Speaking ahead of the organisation's 9th African Peering and Interconnection Forum in Cape Town in August 2018, Michuki Mwangi, Senior Development Manager for Africa at Internet Society, said stakeholders have to embrace localisation as a way to reduce internet costs and thereby improve uptake and user experience.

Mwangi said Africa has paid an exorbitant amount to communicate with itself mostly because of the dependence on international networks.

"A couple of years ago the African Union conducted a study which revealed that Africa was spending six hundred million dollars more than it should annually just to communicate with itself. The reason that bill is so high is largely because we depend on international networks to speak to each other. Our signals depend on network operators in Europe and elsewhere, so the more interconnected our network become, the better it will be for us to improve the end-user experience and lower costs which will lead to increased usage and the creation of new opportunities for relevant content hosted in Africa."

Mwangi said in 2008 Africa had just 12 exchanges in a handful of countries. Today, there are just over 44 internet exchange points in 32 countries and while this reflects improvement, there is still far more work to be done.

"We need to be targeting all of the fifty five countries. Some countries like South Africa, Kenya and Tanzania have more than one beyond their business capitals and include other major cities in order to localise the traffic in those cities..."

Mwangi added that the Forum seeks to address Africa's internet transit deficit which, ten years ago, stood at 90%. While the organisation could not provide quantified details about what the current rates are, it does have a stipulated target.

"We chose to turn these numbers around ... by 2020 we want to have at least eighty percent of the internet traffic consumed in Africa being locally accessible, and twenty percent or less to be sourced from outside the continent. That was the goal that was set out and some networks have taken this on board (like Liquid Telecom and SEACOM) and (have) been able to achieve this for themselves through partnerships - up to seventy percent of content that their subscribers want is pulled through networks in the region. But the majority are below this mark."

Looking ahead to the Forum, Mwangi said South Africa was chosen as the host because of the lessons it can share with its international counterparts and the fact that it has the most exchange points – with two in Cape Town, two in Durban and two in Johannesburg.

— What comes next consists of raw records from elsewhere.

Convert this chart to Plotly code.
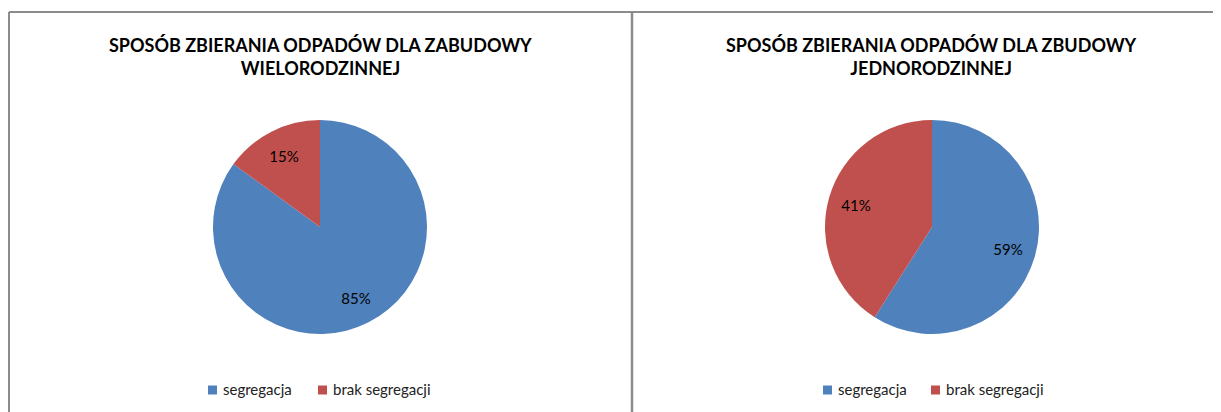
import plotly.graph_objects as go

# page body has an 8px margin; figure is sized/positioned to compensate
OFF = 8
W, H = 1221 - OFF, 412 - OFF

categories = ["segregacja", "brak segregacji"]
values_multi = [85, 15]
values_single = [59, 41]
title_multi = "SPOSÓB ZBIERANIA ODPADÓW DLA ZABUDOWY<br>WIELORODZINNEJ"
title_single = "SPOSÓB ZBIERANIA ODPADÓW DLA ZBUDOWY<br>JEDNORODZINNEJ"
colors = ["#4F81BD", "#C0504D"]

def px(x):
    return (x - OFF) / W

def py(y):
    return 1 - (y - OFF) / H

R = 107
CY = 227

def dom(cx):
    return dict(x=[px(cx - R), px(cx + R)], y=[py(CY + R), py(CY - R)])

fig = go.Figure()
for vals, cx in [(values_multi, 320), (values_single, 932)]:
    # filled pie
    fig.add_trace(go.Pie(
        labels=categories, values=vals, sort=False, direction="clockwise",
        rotation=0, domain=dom(cx), marker=dict(colors=colors, line=dict(width=0)),
        textinfo="none", showlegend=False, hoverinfo="label+percent",
    ))
    # transparent ring carrying the percentage labels at ~3/4 of the radius
    fig.add_trace(go.Pie(
        labels=categories, values=vals, sort=False, direction="clockwise",
        rotation=0, domain=dom(cx), hole=0.48,
        marker=dict(colors=["rgba(0,0,0,0)"] * 2, line=dict(width=0)),
        texttemplate="%{percent:.0%}", textposition="inside",
        insidetextorientation="horizontal",
        textfont=dict(family="Lato", size=15, color="#000000"),
        showlegend=False, hoverinfo="skip",
    ))

fig.update_layout(
    width=W, height=H, margin=dict(l=0, r=0, t=0, b=0),
    paper_bgcolor="white", plot_bgcolor="white",
)

for txt, cx in [(title_multi, 320), (title_single, 932)]:
    fig.add_annotation(text="<b>" + txt + "</b>", x=px(cx), y=py(56),
                       xref="paper", yref="paper", xanchor="center", yanchor="middle",
                       showarrow=False, align="center",
                       font=dict(family="Lato", size=18, color="#000"))

# legends
legend_pos = [(208, 318), (823, 931)]
for starts in legend_pos:
    for cat, col, x0 in zip(categories, colors, starts):
        fig.add_shape(type="rect", xref="paper", yref="paper",
                      x0=px(x0), x1=px(x0 + 9), y0=py(394.5), y1=py(385.5),
                      fillcolor=col, line=dict(width=0))
        fig.add_annotation(text=cat, x=px(x0 + 13), y=py(389), xref="paper", yref="paper",
                           xanchor="left", yanchor="middle", showarrow=False,
                           font=dict(family="Lato", size=15, color="#222"))

line_col = "#8C8C8C"
top = py(12)
fig.add_shape(type="line", xref="paper", yref="paper", x0=px(9), x1=1, y0=top, y1=top,
              line=dict(color=line_col, width=2))
fig.add_shape(type="line", xref="paper", yref="paper", x0=px(9), x1=px(9), y0=top, y1=0,
              line=dict(color=line_col, width=2))
fig.add_shape(type="line", xref="paper", yref="paper", x0=px(632), x1=px(632), y0=top, y1=0,
              line=dict(color=line_col, width=2.5))

fig.write_html("out.html")
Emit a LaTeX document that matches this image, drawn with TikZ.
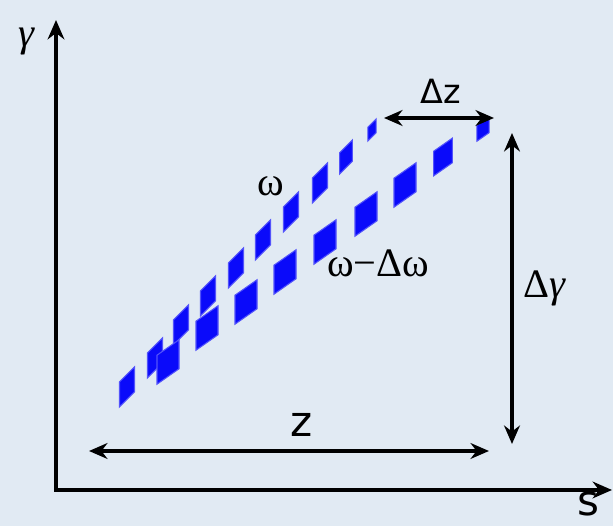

"When you look at the interconnection and peering ecosystem, South Africa is well ahead of the rest of the continent. This will be an opportunity for stakeholders from other parts of Africa to learn what has worked. South Africa will also be able to engage with operators, content providers and others for opportunities to interconnect for businesses in the country that have reach across the continent. We want to avoid paying others to interconnect us."